TASK TO CARRY OUT
Only the lines starting at the one with "Reproduce this chart" and ending at the one with "670000, 305000, 89000];" should be copied, exactly and with both ends kept.

DATA ROWS
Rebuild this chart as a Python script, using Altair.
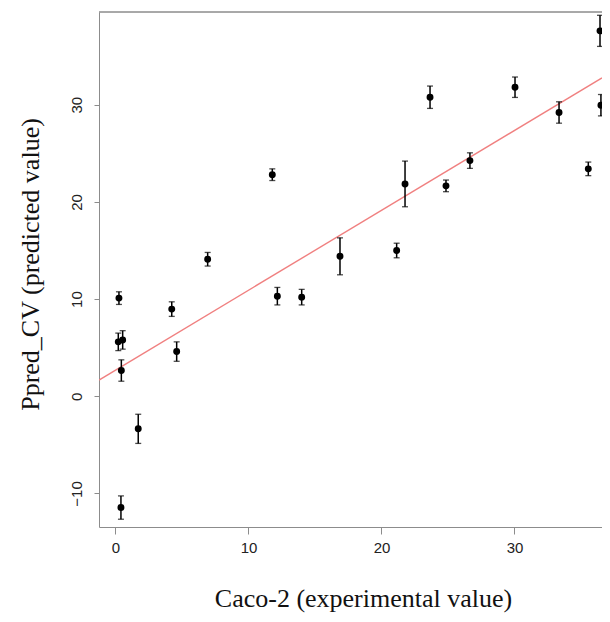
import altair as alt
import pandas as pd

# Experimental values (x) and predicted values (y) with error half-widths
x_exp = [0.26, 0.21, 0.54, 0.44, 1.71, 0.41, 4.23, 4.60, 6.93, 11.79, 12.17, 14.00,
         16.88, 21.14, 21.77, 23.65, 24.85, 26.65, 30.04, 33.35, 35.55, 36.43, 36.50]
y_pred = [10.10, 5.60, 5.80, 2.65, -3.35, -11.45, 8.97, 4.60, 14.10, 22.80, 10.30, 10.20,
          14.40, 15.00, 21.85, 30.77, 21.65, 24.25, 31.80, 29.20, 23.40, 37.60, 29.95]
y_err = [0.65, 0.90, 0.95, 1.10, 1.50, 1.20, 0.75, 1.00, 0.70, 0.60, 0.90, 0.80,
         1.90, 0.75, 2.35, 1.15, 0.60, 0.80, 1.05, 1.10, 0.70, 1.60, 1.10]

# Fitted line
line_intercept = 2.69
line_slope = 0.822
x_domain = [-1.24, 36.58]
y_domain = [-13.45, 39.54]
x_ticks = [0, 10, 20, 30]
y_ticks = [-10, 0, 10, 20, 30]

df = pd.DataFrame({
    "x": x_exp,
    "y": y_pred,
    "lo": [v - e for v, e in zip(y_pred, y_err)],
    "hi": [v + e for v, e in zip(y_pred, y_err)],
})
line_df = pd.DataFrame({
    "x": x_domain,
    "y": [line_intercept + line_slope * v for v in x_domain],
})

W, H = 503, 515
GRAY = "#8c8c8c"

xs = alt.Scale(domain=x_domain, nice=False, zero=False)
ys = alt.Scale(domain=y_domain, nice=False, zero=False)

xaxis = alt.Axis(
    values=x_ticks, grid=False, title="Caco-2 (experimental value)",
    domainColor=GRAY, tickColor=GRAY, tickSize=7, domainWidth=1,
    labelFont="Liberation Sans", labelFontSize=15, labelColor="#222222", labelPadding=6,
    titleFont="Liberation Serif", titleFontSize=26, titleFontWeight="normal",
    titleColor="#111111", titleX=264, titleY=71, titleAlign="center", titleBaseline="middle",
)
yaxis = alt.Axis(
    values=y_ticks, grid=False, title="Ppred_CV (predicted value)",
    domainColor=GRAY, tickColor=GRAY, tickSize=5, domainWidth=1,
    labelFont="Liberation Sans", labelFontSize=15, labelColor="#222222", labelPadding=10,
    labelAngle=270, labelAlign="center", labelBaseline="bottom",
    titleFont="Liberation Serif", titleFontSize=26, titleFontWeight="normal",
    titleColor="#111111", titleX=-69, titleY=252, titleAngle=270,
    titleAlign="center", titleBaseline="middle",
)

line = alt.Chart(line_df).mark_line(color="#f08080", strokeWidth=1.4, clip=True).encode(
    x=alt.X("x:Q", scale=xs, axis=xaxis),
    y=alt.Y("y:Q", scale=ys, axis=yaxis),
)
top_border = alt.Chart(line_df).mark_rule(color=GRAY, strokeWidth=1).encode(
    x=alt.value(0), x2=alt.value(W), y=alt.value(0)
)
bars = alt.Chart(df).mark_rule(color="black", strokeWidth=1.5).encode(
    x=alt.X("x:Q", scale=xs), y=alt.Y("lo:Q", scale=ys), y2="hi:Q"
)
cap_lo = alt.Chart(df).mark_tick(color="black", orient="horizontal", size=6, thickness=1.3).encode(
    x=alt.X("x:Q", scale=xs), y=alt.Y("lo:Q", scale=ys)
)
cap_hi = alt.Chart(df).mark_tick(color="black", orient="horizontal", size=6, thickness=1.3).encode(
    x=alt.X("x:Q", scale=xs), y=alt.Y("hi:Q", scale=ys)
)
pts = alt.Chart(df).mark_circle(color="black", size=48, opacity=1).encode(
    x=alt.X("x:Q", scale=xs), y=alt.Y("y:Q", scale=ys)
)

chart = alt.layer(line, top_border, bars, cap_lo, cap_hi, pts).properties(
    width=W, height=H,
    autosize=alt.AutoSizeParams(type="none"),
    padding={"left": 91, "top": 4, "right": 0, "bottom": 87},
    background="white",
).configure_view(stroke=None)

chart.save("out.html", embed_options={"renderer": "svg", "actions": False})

--

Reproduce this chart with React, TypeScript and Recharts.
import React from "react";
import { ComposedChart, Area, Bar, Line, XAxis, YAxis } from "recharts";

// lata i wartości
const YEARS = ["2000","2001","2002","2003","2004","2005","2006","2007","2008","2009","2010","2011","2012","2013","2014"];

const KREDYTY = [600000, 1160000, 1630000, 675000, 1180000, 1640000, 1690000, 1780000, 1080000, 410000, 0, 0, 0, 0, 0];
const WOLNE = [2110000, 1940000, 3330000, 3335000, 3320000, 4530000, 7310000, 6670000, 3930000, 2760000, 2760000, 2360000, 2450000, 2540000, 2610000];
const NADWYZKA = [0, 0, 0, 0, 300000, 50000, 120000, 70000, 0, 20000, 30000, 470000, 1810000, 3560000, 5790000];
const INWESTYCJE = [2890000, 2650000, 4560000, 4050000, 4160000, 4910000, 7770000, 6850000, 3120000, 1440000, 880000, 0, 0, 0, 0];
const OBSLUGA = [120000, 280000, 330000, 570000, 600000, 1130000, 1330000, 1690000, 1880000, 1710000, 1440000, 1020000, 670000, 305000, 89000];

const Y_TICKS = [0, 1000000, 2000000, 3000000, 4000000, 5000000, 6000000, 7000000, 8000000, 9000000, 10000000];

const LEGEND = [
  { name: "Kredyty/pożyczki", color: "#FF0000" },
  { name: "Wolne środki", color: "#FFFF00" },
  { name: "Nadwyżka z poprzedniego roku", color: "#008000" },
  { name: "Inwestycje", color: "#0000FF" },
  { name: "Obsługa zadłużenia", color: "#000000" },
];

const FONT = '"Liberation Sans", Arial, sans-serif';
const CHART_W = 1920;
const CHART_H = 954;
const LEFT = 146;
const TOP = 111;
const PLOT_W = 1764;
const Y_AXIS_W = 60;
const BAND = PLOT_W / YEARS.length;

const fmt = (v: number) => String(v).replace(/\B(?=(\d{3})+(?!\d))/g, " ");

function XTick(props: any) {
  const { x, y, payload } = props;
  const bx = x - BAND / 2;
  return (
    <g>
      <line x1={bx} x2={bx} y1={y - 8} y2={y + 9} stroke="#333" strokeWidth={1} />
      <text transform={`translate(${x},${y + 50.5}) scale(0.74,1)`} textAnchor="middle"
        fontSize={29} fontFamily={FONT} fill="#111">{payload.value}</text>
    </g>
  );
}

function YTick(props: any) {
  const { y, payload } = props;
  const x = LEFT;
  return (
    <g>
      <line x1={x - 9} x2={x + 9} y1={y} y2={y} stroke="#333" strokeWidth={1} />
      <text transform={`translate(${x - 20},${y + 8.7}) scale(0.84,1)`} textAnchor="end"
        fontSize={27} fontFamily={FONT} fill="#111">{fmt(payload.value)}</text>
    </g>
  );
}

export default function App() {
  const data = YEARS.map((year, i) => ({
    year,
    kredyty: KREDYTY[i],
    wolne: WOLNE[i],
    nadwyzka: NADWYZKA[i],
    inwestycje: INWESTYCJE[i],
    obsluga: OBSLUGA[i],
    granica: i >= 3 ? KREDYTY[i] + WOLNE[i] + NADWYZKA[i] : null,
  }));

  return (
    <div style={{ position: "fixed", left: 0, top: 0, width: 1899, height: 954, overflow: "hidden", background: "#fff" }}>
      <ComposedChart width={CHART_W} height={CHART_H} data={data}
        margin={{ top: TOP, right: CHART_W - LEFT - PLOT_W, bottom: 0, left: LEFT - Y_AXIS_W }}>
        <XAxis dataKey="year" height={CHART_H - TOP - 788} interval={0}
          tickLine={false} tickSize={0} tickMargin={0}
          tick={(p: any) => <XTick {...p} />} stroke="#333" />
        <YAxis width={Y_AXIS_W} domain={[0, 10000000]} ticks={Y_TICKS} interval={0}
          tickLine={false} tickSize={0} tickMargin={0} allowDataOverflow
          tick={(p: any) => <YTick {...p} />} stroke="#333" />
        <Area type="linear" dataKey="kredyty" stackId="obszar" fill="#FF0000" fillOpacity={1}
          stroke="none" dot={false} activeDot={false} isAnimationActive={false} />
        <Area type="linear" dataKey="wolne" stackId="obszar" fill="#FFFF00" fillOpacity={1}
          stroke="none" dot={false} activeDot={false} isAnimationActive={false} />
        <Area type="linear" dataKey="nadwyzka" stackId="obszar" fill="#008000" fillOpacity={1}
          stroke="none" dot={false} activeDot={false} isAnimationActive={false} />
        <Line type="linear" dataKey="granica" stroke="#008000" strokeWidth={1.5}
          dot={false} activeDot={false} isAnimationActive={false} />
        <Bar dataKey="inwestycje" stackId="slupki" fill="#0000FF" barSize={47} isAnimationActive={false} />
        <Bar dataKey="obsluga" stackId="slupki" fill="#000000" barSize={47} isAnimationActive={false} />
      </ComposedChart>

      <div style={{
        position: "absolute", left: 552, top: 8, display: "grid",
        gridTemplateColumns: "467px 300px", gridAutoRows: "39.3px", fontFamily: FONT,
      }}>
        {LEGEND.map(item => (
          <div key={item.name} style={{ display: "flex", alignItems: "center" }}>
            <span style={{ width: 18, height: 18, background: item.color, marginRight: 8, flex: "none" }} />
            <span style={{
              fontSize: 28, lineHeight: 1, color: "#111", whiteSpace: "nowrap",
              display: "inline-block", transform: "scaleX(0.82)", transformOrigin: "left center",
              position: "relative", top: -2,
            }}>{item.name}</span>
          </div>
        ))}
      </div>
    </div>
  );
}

RESULT
Reproduce this chart with React, TypeScript and Recharts.
import React from "react";
import { ComposedChart, Area, Bar, Line, XAxis, YAxis } from "recharts";

// lata i wartości
const YEARS = ["2000","2001","2002","2003","2004","2005","2006","2007","2008","2009","2010","2011","2012","2013","2014"];

const KREDYTY = [600000, 1160000, 1630000, 675000, 1180000, 1640000, 1690000, 1780000, 1080000, 410000, 0, 0, 0, 0, 0];
const WOLNE = [2110000, 1940000, 3330000, 3335000, 3320000, 4530000, 7310000, 6670000, 3930000, 2760000, 2760000, 2360000, 2450000, 2540000, 2610000];
const NADWYZKA = [0, 0, 0, 0, 300000, 50000, 120000, 70000, 0, 20000, 30000, 470000, 1810000, 3560000, 5790000];
const INWESTYCJE = [2890000, 2650000, 4560000, 4050000, 4160000, 4910000, 7770000, 6850000, 3120000, 1440000, 880000, 0, 0, 0, 0];
const OBSLUGA = [120000, 280000, 330000, 570000, 600000, 1130000, 1330000, 1690000, 1880000, 1710000, 1440000, 1020000, 670000, 305000, 89000];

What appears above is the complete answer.